- Record set:

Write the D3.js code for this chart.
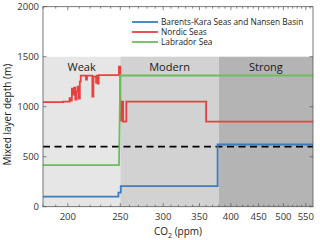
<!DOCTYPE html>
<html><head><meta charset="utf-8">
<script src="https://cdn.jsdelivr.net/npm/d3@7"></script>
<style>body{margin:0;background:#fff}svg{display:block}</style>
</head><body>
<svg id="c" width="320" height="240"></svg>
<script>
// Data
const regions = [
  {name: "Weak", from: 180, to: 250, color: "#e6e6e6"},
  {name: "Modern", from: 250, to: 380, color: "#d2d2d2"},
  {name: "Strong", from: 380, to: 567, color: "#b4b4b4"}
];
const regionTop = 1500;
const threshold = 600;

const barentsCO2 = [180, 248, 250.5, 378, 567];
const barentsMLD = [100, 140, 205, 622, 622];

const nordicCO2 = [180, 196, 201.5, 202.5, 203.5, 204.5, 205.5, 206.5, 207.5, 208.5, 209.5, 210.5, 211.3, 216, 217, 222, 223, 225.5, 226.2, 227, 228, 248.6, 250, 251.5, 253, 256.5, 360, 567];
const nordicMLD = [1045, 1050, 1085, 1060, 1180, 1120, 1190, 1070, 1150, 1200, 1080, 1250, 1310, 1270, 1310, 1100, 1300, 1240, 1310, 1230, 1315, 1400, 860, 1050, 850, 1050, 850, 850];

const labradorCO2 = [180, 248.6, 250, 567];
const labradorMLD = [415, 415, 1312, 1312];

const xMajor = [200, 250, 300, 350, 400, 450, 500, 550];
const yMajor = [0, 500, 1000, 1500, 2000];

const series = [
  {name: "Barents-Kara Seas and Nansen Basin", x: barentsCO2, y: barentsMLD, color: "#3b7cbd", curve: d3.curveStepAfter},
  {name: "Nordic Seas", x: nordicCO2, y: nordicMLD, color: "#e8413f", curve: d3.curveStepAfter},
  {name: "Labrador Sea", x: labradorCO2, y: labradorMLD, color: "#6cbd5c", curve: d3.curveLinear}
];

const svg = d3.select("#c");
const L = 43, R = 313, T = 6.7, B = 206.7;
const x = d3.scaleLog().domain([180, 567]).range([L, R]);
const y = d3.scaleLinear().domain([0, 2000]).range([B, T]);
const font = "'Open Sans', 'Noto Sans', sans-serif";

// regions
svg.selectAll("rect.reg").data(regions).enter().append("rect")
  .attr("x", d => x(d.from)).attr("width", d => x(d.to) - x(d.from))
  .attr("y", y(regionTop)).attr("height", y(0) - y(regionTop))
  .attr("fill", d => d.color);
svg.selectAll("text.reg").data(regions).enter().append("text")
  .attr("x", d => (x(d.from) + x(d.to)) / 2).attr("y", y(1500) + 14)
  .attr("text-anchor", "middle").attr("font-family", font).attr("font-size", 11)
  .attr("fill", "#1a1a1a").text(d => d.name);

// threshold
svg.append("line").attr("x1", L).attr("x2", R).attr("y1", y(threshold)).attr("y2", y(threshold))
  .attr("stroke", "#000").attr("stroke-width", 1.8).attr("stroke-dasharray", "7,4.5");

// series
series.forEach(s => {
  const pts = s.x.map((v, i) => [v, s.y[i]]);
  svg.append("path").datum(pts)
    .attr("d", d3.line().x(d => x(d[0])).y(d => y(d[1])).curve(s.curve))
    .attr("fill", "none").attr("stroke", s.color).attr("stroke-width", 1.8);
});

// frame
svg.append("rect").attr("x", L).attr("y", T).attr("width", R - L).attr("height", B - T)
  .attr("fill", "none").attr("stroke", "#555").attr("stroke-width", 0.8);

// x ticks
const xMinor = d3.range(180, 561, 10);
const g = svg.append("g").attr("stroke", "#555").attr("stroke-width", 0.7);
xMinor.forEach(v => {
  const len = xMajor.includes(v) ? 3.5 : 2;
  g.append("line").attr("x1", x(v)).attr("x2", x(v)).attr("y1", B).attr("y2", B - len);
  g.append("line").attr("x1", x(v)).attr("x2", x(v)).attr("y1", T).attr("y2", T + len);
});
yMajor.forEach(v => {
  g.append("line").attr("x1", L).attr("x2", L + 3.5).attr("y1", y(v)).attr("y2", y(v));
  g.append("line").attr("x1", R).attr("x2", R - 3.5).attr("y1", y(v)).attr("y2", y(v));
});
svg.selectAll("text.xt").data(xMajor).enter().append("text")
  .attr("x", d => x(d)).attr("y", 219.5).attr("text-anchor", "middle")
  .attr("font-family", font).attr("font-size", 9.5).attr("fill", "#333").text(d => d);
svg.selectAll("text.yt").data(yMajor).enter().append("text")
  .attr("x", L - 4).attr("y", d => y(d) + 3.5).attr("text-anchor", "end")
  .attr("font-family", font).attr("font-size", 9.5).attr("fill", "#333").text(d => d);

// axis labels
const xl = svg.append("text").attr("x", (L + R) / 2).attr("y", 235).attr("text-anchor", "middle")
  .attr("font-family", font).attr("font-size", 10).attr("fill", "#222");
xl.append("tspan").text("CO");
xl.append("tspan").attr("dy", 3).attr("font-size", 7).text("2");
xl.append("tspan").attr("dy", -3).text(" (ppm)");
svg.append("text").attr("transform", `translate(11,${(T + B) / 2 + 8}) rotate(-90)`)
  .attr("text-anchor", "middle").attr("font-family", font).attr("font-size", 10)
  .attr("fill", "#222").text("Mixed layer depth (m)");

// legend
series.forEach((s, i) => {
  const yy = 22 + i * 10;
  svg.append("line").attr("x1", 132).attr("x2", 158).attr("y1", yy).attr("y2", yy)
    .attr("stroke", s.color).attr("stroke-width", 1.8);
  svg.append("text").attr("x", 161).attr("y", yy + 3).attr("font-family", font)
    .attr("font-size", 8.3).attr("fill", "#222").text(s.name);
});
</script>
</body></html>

* * *

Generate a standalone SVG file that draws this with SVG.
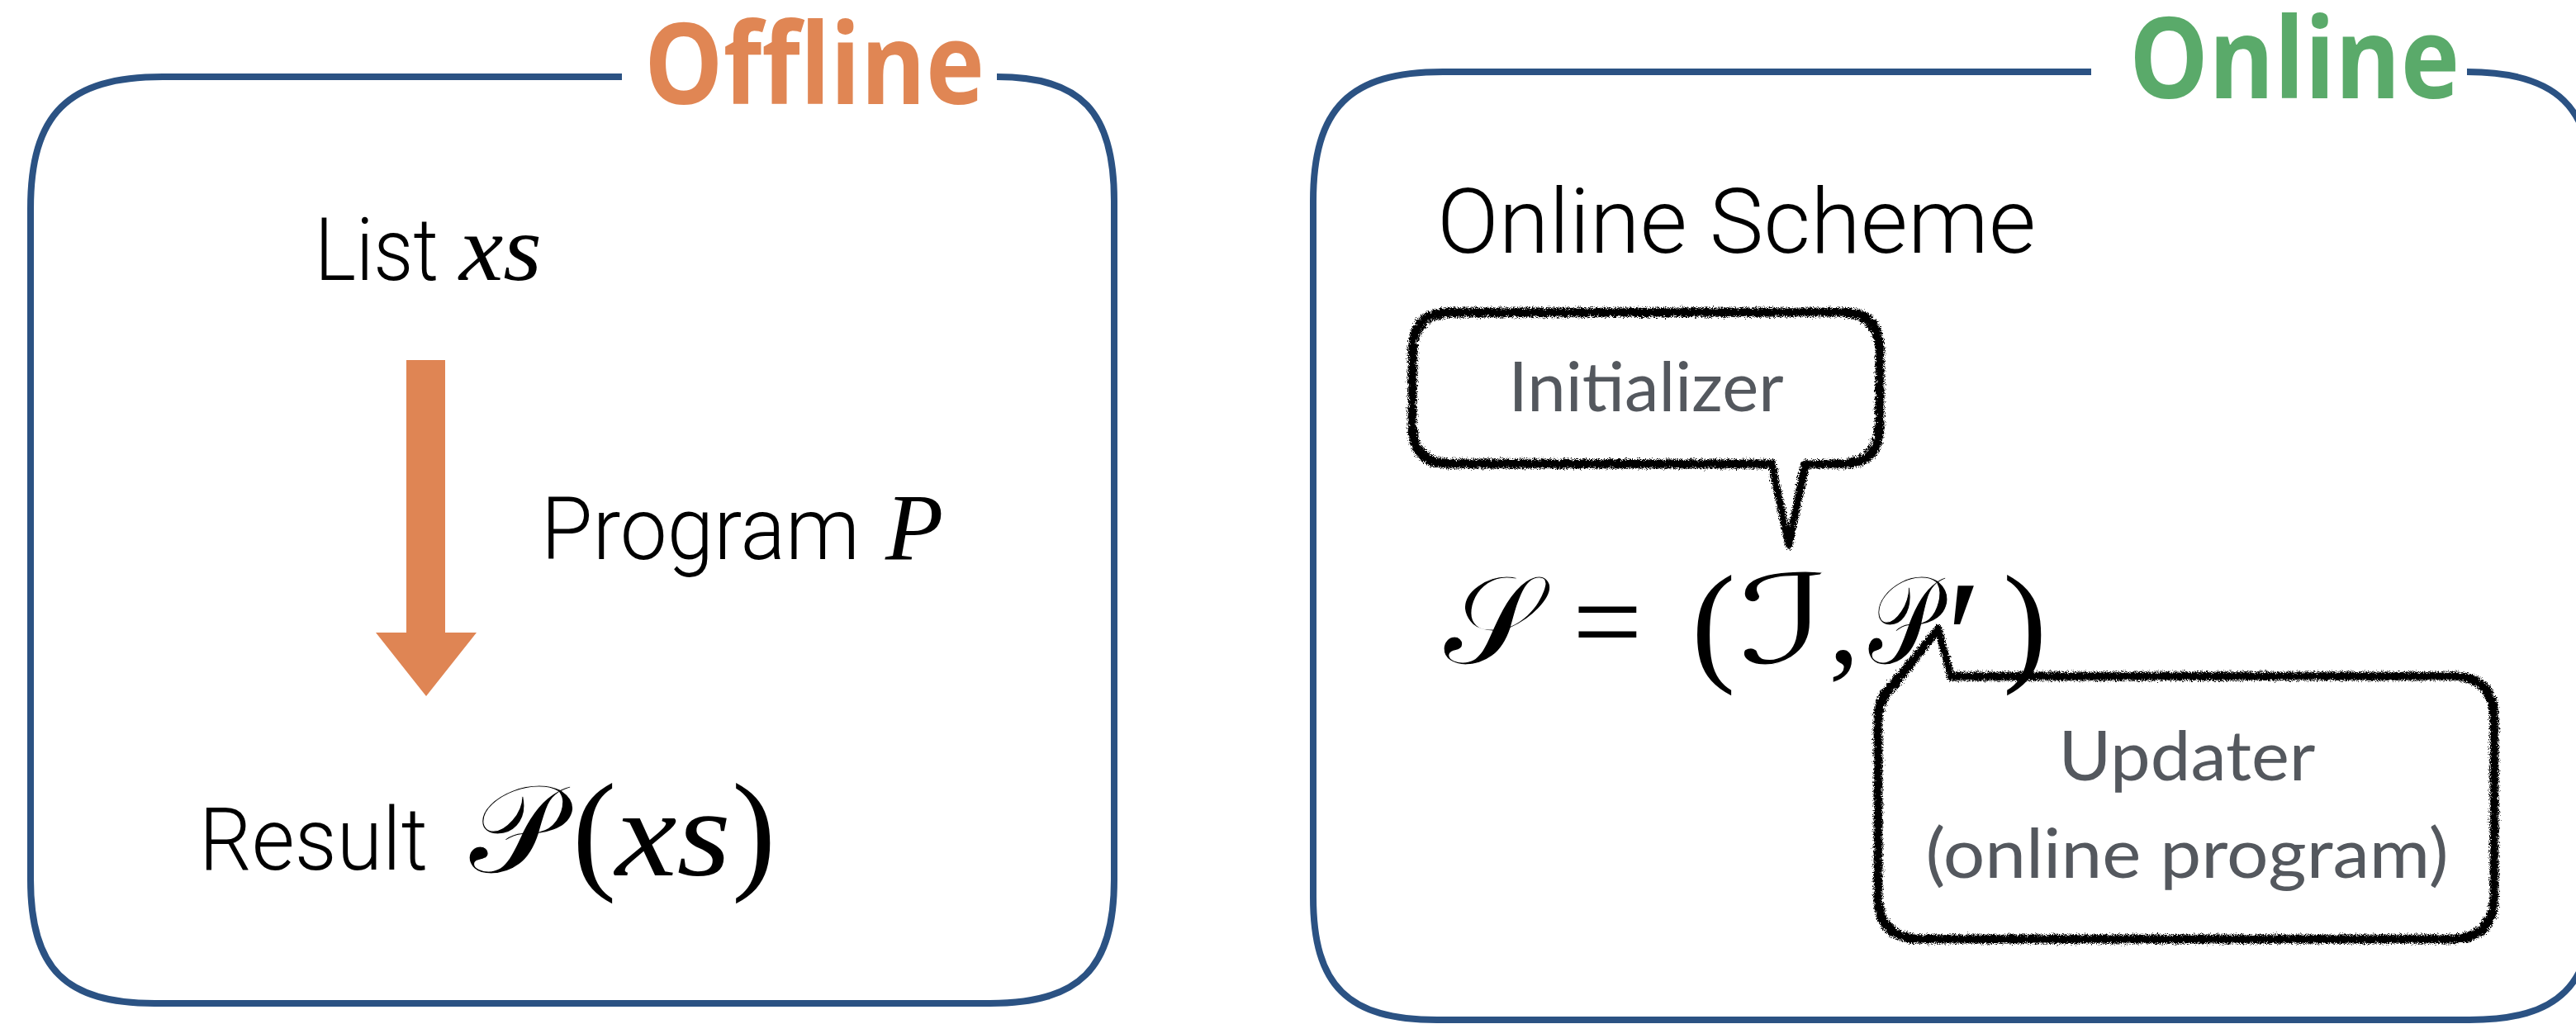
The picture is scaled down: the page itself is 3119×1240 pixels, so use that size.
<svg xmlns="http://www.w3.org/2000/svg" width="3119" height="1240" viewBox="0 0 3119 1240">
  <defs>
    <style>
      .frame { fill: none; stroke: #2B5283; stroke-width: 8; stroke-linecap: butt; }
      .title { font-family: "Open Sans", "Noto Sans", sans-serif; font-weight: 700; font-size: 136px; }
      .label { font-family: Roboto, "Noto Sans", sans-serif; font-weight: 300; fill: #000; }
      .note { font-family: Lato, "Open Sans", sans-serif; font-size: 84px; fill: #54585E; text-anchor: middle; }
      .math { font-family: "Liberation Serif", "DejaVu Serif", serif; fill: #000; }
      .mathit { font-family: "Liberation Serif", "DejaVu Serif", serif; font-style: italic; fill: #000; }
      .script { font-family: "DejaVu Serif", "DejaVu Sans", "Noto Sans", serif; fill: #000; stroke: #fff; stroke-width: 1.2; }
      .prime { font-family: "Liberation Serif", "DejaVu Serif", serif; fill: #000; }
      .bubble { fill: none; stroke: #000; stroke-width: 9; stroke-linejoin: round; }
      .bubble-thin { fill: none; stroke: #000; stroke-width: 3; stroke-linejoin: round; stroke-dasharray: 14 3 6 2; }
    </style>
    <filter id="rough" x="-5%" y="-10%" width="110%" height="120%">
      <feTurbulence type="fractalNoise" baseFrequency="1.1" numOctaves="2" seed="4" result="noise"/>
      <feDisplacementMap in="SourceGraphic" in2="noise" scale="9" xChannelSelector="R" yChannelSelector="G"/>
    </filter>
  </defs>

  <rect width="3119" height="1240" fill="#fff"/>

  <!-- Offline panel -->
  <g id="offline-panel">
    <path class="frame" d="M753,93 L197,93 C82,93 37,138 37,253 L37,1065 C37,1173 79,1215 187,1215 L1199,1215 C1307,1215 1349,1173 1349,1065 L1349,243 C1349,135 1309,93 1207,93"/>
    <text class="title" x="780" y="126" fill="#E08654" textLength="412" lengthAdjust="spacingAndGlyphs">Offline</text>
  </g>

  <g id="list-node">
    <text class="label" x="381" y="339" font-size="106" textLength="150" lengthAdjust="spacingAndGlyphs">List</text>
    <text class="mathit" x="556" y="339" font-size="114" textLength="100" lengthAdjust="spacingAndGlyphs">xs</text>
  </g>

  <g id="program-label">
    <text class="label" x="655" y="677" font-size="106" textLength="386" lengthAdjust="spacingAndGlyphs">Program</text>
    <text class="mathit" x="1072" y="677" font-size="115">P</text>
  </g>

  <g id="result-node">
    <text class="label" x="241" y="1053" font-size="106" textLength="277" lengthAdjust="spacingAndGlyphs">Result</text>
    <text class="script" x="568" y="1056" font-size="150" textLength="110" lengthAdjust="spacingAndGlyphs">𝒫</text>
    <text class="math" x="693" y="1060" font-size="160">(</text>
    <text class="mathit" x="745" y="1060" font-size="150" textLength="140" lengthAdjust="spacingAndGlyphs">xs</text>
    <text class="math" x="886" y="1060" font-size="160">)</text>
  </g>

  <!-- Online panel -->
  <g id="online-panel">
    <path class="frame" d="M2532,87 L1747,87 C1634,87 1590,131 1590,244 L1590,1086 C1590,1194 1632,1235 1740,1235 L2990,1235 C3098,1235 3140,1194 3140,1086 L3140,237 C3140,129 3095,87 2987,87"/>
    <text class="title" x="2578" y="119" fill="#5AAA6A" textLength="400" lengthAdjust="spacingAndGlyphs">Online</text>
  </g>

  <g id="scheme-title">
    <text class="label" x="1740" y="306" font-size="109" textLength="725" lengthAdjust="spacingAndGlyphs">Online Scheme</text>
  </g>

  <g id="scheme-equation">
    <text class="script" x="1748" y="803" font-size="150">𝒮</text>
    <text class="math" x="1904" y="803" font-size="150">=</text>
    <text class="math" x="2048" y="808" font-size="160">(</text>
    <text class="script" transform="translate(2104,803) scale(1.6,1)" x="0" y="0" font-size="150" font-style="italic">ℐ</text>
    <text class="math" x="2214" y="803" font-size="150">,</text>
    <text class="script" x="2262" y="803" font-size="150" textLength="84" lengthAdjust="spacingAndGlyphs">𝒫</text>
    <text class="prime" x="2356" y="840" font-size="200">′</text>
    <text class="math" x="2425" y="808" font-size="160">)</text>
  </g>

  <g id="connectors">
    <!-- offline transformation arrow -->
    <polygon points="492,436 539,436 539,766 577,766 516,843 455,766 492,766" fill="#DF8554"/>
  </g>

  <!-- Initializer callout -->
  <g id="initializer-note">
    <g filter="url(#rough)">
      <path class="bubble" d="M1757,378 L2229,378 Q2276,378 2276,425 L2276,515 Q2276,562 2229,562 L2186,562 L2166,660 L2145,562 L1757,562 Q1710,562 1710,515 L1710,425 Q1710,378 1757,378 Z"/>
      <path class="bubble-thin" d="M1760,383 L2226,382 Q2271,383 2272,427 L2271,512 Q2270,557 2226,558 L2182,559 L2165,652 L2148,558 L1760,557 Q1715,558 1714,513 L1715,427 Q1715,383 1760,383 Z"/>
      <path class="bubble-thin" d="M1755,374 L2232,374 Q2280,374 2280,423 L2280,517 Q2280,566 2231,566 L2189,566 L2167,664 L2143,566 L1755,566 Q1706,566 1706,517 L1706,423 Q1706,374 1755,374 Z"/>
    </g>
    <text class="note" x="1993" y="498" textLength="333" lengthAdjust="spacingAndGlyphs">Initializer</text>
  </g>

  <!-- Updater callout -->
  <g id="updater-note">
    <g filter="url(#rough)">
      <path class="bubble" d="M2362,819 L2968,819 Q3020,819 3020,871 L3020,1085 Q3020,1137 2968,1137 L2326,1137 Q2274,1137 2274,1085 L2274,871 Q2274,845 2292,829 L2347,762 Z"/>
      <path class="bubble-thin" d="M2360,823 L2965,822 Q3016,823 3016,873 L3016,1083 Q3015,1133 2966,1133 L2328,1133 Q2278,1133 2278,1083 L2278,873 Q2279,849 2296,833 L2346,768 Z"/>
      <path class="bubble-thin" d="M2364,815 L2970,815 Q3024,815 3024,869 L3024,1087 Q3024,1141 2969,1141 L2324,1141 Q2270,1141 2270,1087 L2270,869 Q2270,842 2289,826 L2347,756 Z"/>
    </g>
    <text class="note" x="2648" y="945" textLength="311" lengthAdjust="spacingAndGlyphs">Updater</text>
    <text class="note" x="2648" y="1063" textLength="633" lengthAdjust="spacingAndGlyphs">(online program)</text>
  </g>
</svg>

- Exercise task: All lines that include "this" are to be gathered and copied.

- Correct answer:
Write the D3.js code for this chart.
Generate a standalone SVG file that draws this with SVG.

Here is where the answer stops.